Sunday, April 14, 2013

Extreme Gold Sell-Off Caused by Extreme Volatility of Japanese Government Bonds?

Gold and silver crashed on no apparent reason whatsoever on Friday, and it continues in Asia on Monday.

After reading the article at Zero Hedge (4/12/2013), at least now it all makes sense to me. Instead of unwinding the JGB positions in the new-normal extreme volatility because of the Bank of Japan meddling, financial institutions are selling other assets to raise cash for margin calls for their JGB holdings. And those assets of choice seem to be gold and silver.

Gold investors can thank Haruhiko Kuroda, the ex-Finance-Ministry-bureaucrat Governor of Bank of Japan, for doing everything he can to create inflation which he calls "price stability" (1984, anyone?) for the opportunity to add to their positions at an extremely low price considering the money printing that has been going on for the past 4 years by the central banks in the US and Europe.

Japanese financial media like Nikkei Shinbun is all excited with Kuroda's regime, calling it "different dimension (異次元)", as in Twilight Zone. Indeed.

From Zero Hedge, emphasis is original:

Japanese Bonds vs Gold: Is This Why Commodities Are Selling Off?

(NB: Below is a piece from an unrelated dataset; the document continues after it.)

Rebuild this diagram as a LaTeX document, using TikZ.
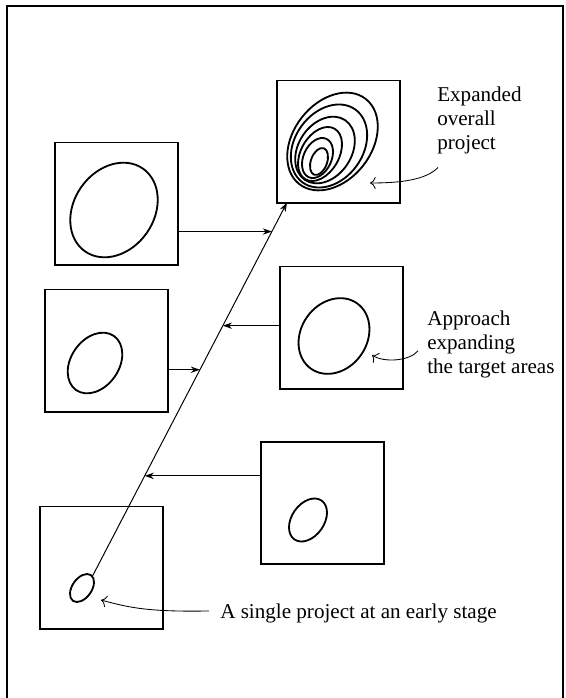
\documentclass[tikz,border=0pt]{standalone}
\usepackage{fontspec}
\setmainfont{Liberation Serif}
\usetikzlibrary{arrows.meta,positioning,calc}

\begin{document}
\begin{tikzpicture}[x=0.025cm, y=-0.025cm,
    % --- Box styles ---
    frame/.style={draw, line width=1.4pt, minimum width=3.075cm,
                  minimum height=3.05cm, inner sep=0pt, outer sep=0pt},
    area/.style={line width=1.3pt},
    note/.style={font=\fontsize{15}{17}\selectfont, align=left, inner sep=0pt},
    % --- Arrow styles ---
    flow/.style={-{Stealth[length=6.5pt, width=4.5pt]}, line width=0.7pt},
    hint/.style={-{To[length=4pt]}, line width=0.6pt},
]

\useasboundingbox (0,0) rectangle (566,698);

% === Outer frame ===
\draw[line width=1.5pt] (7,698) -- (7,6) -- (563,6) -- (563,698);

% === The six stages as boxes ===
\node[frame] (overall) at (338.5,141.5) {};
\node[frame] (stageD)  at (116.5,203.5) {};
\node[frame] (stageC)  at (341.5,327.5) {};
\node[frame] (stageB)  at (106.5,350.5) {};
\node[frame] (stageA)  at (322.5,503)   {};
\node[frame] (early)   at (101.5,567.5) {};

% === Target areas inside the boxes ===
\foreach \cx/\cy/\ra/\rb/\rot in {332.5/141.5/54/39/52, 329/146/45/34/54,
    325/150/36/26.5/56, 320/154/29.2/19/60, 317.5/158/21.1/14/65,
    319/161.5/14.1/8.1/70}
  \draw[area, rotate around={\rot:(\cx,\cy)}] (\cx,\cy) ellipse [x radius=\ra, y radius=\rb];
\draw[area, rotate around={55:(114,210)}] (114,210) ellipse (50.5 and 40);
\draw[area, rotate around={55:(334,336)}] (334,336) ellipse (40 and 33);
\draw[area, rotate around={55:(95,363)}]  (95,363)  ellipse (33 and 24);
\draw[area, rotate around={55:(308,520)}] (308,520) ellipse (23.7 and 16.2);
\draw[area, rotate around={55:(82,588)}]  (82,588)  ellipse (15.7 and 9.7);

% === Growth line from the single project to the overall project ===
\coordinate (seed) at (92,577);
\coordinate (tip)  at ($(overall.south west)+(10,0)$);
\draw[flow] (seed) -- (tip);

% points where the stages join the line
\coordinate (onA) at ($(seed)!0.2701!(tip)$);
\coordinate (onB) at ($(seed)!0.5535!(tip)$);
\coordinate (onC) at ($(seed)!0.6711!(tip)$);
\coordinate (onD) at ($(seed)!0.9225!(tip)$);

\draw[flow] (stageA.west |- onA) -- (onA);
\draw[flow] (stageB.east |- onB) -- (onB);
\draw[flow] (stageC.west |- onC) -- (onC);
\draw[flow] (stageD.east |- onD) -- (onD);

% === Labels ===
\node[note, anchor=north west] (expText)  at (437,87)  {Expanded\\overall\\project};
\node[note, anchor=north west] (apprText) at (427,311) {Approach\\expanding\\the target areas};
\node[note, anchor=base west]  (seedText) at (220,618) {A single project at an early stage};

% label pointers
\coordinate (inOverall) at (370,183);
\coordinate (inStageC)  at (372,355);
\coordinate (inEarly)   at (101,600);
\draw[hint] ($(expText.south west)+(1,13)$) .. controls (426,180) and (400,183) .. (inOverall);
\draw[hint] ($(apprText.west)+(-9,6)$) .. controls (410,361) and (384,363) .. (inStageC);
\draw[hint] ($(seedText.west)+(-11,-2)$) .. controls (150,612) and (130,608) .. (inEarly);

\end{tikzpicture}
\end{document}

Japanese bond volatility appears to have crossed the Rubicon. As we noted here, the Japanese Ministry of Finance warned that a rise in JGB volatility could cause a significant sell-off in JGBs (since banks will be hampered by their VaR models-driven risk limits, which have literally gone off the charts in recent days, and be forced to reduce holdings to meet those risk limits). It seems however, that since the BoJ is set to buy more JGBs than will be issued in the next several years as noted yesterday, that financial institutions are chosing to live with the record vol noted previously, opting to raise cash buffers and liquidity reserves instead of selling bonds in order to meet surging margin demands on their JGB holdings.
 The synchronicity between the price of gold (and other commodities) and the volatility of Japanese bonds makes this risk-driven perspective very clear. This leaves the question, what happens when the Japanese (or in fact global - since front-running the BoJ has been a big winner until a week ago) banks run out of 'other' assets to sell and their VaR models continue to demand more capital in reserve?

Since QE2, gold (and other commodities) have moved in inverted-lockstep with Japanese interest rate implied (and realized) volatility as the JGB margin demands oscillate.

For some reason unknown to mere mortals, Kuroda and his boss Shinzo Abe seem to think they can control everything, achieve just the results they order.

That confidence is definitely not coming from their experience at Fukushima, that's for sure. For that pesky problem that's leaking all-beta water, they are setting up a committee to study the problem so that people, particularly those in Fukushima, are assured, in the fine comical tradition of Sir Humphrey Appleby.

(I actually burst into laughter when I read the news about this committee. Every single word of the news I have heard and watched in episodes of Yes (Prime) Minster...)


Anonymous said...

BOJ estimates that if JGB interest rates climbed to 2% Japan GDP would contract up to 1.7% (NHK).

arevamirpal::laprimavera said...

Thanks for the info, Beppe. I'm afraid Abe and Kuroda have doomed Japan (if that's still possible). Financial Times article saying it's has been a disappointment and failure.